En cuanto a Gaza, Netanyahu se reafirma en que, al día después de terminada la guerra, no tolerará que Hamás rija los destinos en aquella Franja. Tampoco querrá reocuparla, como insisten en asegurar los que le acusan de un desmedido afán expansionista. Si algo distingue a los analistas judíos de todo tipo, militares, civiles o científicos, es su finura y su capacidad de no repetir malas experiencias, de forma que en el caso de Gaza no querrán volver a un territorio del que salieron por propia voluntad. La preponderancia de Hamás en él, desbancando totalmente a la propia Autoridad Palestina, les ha servido para constatar que, en estas dos décadas, Hamás ha destinado la inmensa mayoría de los fondos internacionales que recibía para preparar una sofisticada infraestructura terrorista, puesta ahora al descubierto tras la invasión israelí.

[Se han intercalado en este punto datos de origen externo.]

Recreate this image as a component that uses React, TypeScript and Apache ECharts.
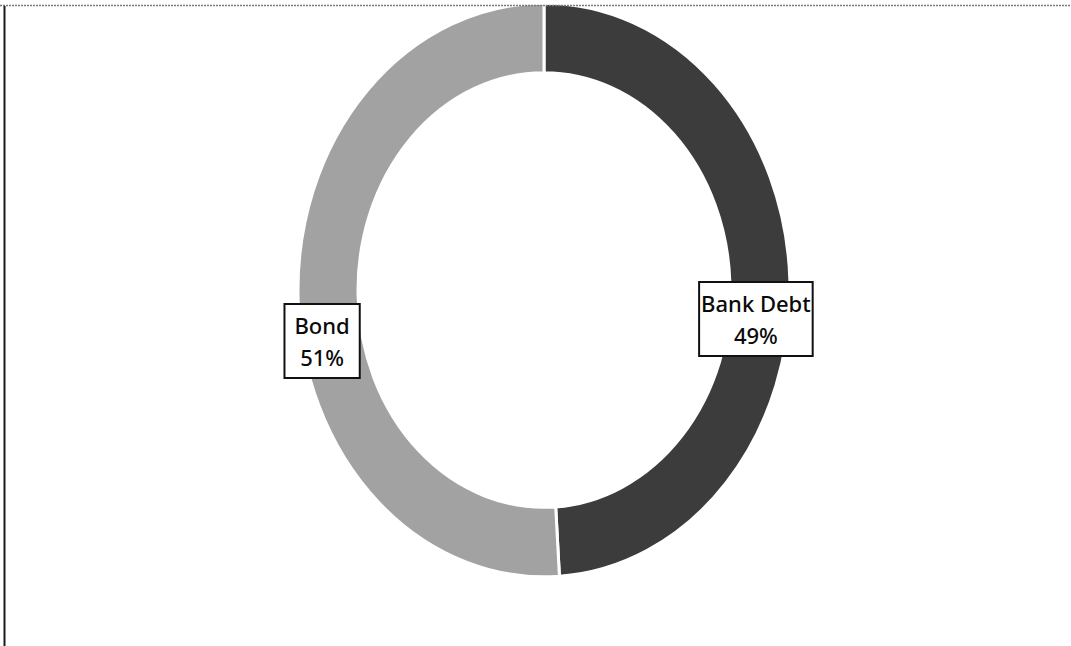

“Los misiles israelíes caen a millares en el sur del Líbano, y las gentes mueren sin saber por qué”, decía este mismo sábado el insigne escritor de origen marroquí Tahar Ben Jelloun. Ciertamente, decenas de edificios se han derrumbado con los bombardeos israelíes. La indiscutida excelencia de la inteligencia israelí favorece que los bombardeos sean de carácter quirúrgico. Pero, en una guerra, hay daños inevitables, sobre todo cuando gran parte de los objetivos se esconden u ocultan tras escudos humanos.
Las elecciones presidenciales norteamericanas del 5 de noviembre cambiarán en cualquier caso el inquilino de la Casa Blanca. Pero, salvo que el nuevo opere un giro tan radical que deje de suministrar armas y apoyo a Israel, es metafísicamente imposible que Netanyahu, fortalecido como líder del país, renuncie a culminar sus objetivos, y asegurar por lo tanto la seguridad del país para unas cuantas decenas de años más.